* [EXERCISE AIM] Search the records below for the word "this" and show every line where it occurs.

* [THE DATA]
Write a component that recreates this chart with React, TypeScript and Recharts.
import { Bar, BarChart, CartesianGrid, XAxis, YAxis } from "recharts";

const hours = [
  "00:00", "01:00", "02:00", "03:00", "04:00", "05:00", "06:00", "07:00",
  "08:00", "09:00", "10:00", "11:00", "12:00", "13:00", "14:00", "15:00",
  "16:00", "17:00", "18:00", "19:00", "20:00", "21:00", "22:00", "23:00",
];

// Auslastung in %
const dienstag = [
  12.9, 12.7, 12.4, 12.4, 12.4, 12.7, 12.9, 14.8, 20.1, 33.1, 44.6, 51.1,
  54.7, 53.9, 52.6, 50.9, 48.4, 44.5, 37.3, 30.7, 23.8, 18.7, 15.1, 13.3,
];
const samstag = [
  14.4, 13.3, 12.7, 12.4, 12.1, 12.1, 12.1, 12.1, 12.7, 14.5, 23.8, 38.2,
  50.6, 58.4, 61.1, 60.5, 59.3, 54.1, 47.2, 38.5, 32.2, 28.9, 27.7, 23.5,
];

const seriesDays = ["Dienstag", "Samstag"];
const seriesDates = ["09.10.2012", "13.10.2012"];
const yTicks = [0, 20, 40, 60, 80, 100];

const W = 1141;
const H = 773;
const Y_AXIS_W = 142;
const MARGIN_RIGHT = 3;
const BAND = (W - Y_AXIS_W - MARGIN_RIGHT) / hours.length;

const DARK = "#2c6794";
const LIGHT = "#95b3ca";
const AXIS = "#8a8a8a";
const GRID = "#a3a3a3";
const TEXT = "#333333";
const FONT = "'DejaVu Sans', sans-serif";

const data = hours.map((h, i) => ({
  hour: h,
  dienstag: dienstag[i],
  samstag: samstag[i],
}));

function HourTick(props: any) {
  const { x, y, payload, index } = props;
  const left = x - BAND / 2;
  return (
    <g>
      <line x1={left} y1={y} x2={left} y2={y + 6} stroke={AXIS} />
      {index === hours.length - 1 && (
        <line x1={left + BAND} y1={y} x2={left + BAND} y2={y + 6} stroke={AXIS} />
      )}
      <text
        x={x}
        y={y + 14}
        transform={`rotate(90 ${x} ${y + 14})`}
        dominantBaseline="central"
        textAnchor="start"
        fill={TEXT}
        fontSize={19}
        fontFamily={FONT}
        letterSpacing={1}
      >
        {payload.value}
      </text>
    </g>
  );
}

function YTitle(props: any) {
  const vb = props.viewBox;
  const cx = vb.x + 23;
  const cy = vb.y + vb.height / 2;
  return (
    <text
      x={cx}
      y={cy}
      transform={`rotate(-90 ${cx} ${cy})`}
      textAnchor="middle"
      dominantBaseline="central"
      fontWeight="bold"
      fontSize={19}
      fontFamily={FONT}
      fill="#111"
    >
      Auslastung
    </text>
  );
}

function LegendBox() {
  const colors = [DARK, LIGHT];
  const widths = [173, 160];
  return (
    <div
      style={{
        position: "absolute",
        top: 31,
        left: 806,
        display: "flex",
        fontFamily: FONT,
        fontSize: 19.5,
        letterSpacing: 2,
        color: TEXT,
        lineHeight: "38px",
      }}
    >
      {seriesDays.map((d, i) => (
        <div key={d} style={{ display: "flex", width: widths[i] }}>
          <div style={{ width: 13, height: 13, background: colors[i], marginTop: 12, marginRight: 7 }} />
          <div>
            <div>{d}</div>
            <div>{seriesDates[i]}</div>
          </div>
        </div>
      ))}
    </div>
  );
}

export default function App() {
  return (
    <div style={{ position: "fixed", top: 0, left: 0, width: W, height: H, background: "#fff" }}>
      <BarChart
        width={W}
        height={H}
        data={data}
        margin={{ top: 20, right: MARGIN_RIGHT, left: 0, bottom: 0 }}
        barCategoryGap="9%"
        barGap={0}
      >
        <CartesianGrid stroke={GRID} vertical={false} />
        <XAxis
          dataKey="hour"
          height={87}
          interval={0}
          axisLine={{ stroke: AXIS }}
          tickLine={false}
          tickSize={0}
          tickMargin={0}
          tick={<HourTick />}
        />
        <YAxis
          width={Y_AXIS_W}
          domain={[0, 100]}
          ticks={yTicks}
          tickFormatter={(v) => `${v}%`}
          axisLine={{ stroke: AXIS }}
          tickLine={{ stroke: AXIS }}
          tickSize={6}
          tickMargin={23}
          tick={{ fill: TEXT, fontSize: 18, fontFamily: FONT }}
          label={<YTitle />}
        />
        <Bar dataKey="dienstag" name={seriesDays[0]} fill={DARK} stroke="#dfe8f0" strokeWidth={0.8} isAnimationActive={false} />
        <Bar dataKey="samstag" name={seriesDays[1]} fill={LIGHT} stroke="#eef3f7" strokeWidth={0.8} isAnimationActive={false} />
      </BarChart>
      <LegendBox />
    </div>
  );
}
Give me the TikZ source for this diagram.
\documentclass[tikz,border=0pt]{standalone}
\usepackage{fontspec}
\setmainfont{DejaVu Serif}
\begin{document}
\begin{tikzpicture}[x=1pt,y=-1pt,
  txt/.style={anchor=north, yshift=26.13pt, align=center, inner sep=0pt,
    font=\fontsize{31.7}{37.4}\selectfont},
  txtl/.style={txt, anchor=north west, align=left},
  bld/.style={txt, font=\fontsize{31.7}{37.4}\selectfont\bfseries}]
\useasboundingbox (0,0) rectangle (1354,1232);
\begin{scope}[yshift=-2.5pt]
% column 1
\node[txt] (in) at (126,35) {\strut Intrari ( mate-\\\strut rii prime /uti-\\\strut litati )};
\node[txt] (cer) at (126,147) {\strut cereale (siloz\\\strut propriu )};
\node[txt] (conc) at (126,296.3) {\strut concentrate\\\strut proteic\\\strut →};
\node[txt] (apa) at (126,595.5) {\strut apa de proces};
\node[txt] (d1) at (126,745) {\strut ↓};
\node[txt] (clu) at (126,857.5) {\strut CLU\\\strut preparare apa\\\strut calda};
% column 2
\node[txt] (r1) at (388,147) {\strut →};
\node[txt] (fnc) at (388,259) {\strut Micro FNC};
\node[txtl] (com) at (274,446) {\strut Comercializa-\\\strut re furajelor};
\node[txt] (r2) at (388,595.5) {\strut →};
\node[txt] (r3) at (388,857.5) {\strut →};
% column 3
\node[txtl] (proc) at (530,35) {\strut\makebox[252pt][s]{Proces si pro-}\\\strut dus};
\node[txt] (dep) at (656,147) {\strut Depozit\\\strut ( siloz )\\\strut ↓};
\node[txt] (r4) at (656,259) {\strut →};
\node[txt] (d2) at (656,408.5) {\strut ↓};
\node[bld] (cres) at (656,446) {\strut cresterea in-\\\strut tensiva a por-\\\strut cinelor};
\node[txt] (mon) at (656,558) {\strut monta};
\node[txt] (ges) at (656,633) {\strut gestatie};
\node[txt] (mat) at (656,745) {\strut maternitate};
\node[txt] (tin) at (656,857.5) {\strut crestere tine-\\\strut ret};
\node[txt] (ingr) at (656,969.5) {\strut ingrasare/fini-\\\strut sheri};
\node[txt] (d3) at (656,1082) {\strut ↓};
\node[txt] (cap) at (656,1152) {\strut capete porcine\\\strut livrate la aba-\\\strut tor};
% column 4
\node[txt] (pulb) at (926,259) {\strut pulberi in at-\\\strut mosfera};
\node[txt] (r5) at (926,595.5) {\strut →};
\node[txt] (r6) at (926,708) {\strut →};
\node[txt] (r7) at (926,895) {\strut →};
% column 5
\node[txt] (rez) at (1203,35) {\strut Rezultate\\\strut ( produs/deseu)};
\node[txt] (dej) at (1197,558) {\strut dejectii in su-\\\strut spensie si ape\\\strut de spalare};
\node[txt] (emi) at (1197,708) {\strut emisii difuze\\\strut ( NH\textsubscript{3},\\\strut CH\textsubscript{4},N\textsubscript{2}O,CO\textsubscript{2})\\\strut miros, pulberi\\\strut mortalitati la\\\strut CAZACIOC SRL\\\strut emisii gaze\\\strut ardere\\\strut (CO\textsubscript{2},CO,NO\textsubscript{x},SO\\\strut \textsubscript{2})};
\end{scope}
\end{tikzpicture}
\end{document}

* [FINAL ANSWER]
Write a component that recreates this chart with React, TypeScript and Recharts.
Give me the TikZ source for this diagram.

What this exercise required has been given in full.